_What you need to do_: Repeat the material verbatim. Images are excluded from the copy.

_Source data_:

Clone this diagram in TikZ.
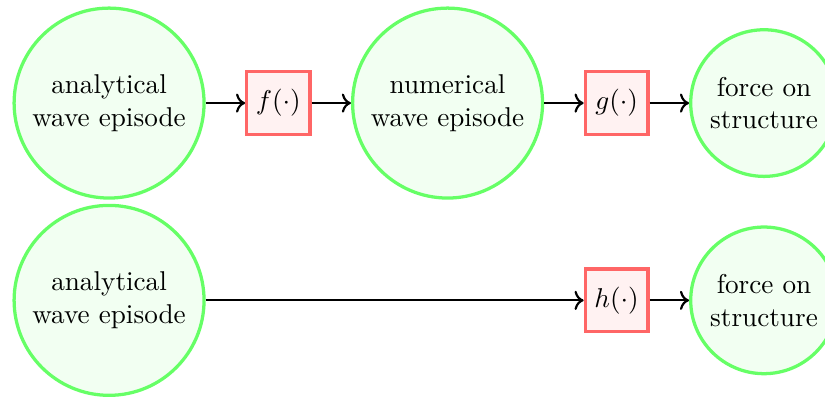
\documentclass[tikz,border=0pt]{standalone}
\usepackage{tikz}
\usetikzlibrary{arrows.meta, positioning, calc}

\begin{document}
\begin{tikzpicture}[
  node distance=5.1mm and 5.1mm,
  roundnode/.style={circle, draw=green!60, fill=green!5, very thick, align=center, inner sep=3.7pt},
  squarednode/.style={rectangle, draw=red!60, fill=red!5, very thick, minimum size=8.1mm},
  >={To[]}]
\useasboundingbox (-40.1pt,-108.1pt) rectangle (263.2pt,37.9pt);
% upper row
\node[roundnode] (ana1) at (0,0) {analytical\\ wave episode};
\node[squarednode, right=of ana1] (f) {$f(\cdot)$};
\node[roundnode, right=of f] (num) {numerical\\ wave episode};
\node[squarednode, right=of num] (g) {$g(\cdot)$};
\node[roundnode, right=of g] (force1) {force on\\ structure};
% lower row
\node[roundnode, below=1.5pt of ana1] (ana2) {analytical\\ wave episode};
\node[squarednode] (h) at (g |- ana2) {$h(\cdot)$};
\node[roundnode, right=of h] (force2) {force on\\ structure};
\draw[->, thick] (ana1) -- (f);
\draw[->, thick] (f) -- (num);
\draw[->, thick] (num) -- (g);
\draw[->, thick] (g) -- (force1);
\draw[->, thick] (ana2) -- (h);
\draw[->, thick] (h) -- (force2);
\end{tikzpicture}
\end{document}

_Worked solution_:
Clone this diagram in TikZ.
\documentclass[tikz,border=0pt]{standalone}
\usepackage{tikz}
\usetikzlibrary{arrows.meta, positioning, calc}

\begin{document}
\begin{tikzpicture}[
  node distance=5.1mm and 5.1mm,
  roundnode/.style={circle, draw=green!60, fill=green!5, very thick, align=center, inner sep=3.7pt},
  squarednode/.style={rectangle, draw=red!60, fill=red!5, very thick, minimum size=8.1mm},
  >={To[]}]
\useasboundingbox (-40.1pt,-108.1pt) rectangle (263.2pt,37.9pt);
% upper row
\node[roundnode] (ana1) at (0,0) {analytical\\ wave episode};
\node[squarednode, right=of ana1] (f) {$f(\cdot)$};
\node[roundnode, right=of f] (num) {numerical\\ wave episode};
\node[squarednode, right=of num] (g) {$g(\cdot)$};
\node[roundnode, right=of g] (force1) {force on\\ structure};
% lower row
\node[roundnode, below=1.5pt of ana1] (ana2) {analytical\\ wave episode};
\node[squarednode] (h) at (g |- ana2) {$h(\cdot)$};
\node[roundnode, right=of h] (force2) {force on\\ structure};
\draw[->, thick] (ana1) -- (f);
\draw[->, thick] (f) -- (num);
\draw[->, thick] (num) -- (g);
\draw[->, thick] (g) -- (force1);
\draw[->, thick] (ana2) -- (h);
\draw[->, thick] (h) -- (force2);
\end{tikzpicture}
\end{document}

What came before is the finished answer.